Les développements de la crise de la zone euro ont poussé par ailleurs les institutions européennes à se doter d’un nouveau cadre de surveillance macroéconomique et budgétaire (sujet abordé à l’époque dans un billet de Jacky Fayolle). En octobre 2011, l’adoption du « six packs » par le Parlement européen a renforcé le pouvoir de contrôle de la Commission européenne sur l’ensemble des économies de l’Union européenne, et qui s’applique également au Royaume-Uni. Les règles concernant les pays non membres de la zone euro sont toutefois plus lâches. Les examens approfondis annuels pays par pays de la Commission européenne classent ainsi le Royaume-Uni parmi les pays n’ayant pas de déséquilibres économiques (l’Allemagne et l’Espagne ont des « déséquilibres », et la France et l’Italie ont des « déséquilibres excessifs »). Ce résultat est étonnant au regard de la persistance des déséquilibres des comptes publics et courants britanniques depuis plusieurs années. Enfin, le Royaume-Uni ne fait pas partie des membres de l’UE signataires du traité sur la stabilité, la coordination et la gouvernance (TSCG).

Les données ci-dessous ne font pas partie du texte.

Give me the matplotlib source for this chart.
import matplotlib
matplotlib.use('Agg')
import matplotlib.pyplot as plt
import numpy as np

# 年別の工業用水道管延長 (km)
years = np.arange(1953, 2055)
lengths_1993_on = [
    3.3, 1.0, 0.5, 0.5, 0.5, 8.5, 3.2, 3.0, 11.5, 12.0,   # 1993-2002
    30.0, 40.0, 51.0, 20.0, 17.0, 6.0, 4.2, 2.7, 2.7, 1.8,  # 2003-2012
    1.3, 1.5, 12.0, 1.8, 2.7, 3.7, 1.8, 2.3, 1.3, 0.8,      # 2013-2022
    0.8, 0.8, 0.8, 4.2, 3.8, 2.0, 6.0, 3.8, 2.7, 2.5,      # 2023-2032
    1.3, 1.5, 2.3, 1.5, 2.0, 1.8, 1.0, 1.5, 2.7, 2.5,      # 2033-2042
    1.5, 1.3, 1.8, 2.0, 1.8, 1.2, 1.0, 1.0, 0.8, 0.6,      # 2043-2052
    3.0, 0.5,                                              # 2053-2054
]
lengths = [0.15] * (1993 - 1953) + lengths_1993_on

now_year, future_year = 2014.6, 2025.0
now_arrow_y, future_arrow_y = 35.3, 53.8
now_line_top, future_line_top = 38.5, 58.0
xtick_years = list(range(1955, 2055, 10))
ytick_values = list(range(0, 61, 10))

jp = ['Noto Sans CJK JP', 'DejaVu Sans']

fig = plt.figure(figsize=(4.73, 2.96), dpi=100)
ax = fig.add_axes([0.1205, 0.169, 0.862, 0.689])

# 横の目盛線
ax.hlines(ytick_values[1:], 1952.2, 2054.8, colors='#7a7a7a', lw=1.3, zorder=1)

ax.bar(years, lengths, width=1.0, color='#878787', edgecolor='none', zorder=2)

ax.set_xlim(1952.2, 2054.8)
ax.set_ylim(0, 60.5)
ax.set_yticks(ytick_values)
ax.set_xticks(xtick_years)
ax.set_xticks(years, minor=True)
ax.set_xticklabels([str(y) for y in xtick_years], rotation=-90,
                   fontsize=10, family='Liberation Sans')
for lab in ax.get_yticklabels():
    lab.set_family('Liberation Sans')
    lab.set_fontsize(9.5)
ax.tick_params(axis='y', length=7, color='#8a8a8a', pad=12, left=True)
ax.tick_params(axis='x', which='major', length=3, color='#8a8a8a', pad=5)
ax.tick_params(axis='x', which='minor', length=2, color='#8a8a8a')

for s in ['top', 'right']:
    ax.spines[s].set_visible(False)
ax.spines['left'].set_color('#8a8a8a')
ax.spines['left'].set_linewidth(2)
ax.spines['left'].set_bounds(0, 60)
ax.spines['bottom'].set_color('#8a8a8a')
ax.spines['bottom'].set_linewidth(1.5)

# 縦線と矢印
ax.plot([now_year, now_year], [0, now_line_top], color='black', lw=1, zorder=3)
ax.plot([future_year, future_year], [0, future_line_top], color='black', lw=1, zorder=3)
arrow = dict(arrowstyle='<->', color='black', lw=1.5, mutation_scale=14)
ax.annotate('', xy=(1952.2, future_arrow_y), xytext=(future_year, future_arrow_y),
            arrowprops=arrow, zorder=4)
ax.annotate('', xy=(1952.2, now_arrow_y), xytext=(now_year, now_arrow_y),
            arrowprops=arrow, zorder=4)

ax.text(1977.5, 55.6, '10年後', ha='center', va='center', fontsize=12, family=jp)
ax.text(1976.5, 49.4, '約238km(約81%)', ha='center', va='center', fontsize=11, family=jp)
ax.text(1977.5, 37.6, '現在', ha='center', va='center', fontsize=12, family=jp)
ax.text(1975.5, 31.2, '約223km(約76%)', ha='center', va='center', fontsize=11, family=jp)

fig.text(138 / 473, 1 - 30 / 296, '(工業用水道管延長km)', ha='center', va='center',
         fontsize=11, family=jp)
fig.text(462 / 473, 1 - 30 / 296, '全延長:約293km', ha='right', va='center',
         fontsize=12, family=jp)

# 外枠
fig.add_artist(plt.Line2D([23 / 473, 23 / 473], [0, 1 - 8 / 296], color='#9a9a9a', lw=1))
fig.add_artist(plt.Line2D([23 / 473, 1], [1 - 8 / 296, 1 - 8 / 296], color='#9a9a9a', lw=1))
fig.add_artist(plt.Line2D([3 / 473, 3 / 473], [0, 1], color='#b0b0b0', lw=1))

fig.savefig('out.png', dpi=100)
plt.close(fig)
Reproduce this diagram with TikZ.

Le Royaume-Uni est le deuxième contributeur net au budget de l’Union européenne (8,6 milliards d’euros) malgré l’existence depuis 1984 du chèque britannique négocié par Margaret Thatcher. Ce mécanisme, régulièrement contesté par certains Etats membres, permet au Royaume-Uni d’obtenir un rabais sur sa contribution au budget de l’UE, au motif que la Politique agricole commune (PAC), qui en représente une part importante, lui est peu profitable. En cas de sortie, le rééquilibrage du budget européen sera donc un enjeu de taille. Plusieurs questions se posent. Quel sera l’arbitrage entre une baisse des dépenses totales et une hausse des contributions, et qui seront les gagnants et les perdants de ces nouvelles règles budgétaires ? La suppression du chèque britannique notamment, dont la France est le principal contributeur avec l’Italie, aura des conséquences très inégales sur les contributions nettes de chacun des pays membres, ce qui devrait faire l’objet de discussions.
Circonscrire les risques
Alors que dans les prochains mois, l’incertitude autour du calendrier de sortie du Royaume-Uni de l’Union européenne devrait générer un attentisme néfaste, ses conséquences économiques à long terme dépendront avant tout des accords qui règleront ses relations commerciales avec ses anciens partenaires.
Si la réaction des marchés financiers à l’issue du vote a semblé excessive, ses effets monétaires et financiers devraient toutefois impacter les économies européennes et britanniques, compte tenu de l’ampleur de la chute de la livre sterling et des mesures attendues de la part des banques centrales (programmes d’achat, taux directeurs).
Enfin, même si l’implication du Royaume-Uni dans le projet européen est historiquement relativement timide, sa sortie matérialise le risque de scission qui guettait il y a peu l’Europe, et notamment la zone euro.
Le principal enjeu pour les dirigeants européens réside désormais dans la gestion des risques suscités par le résultat du référendum britannique.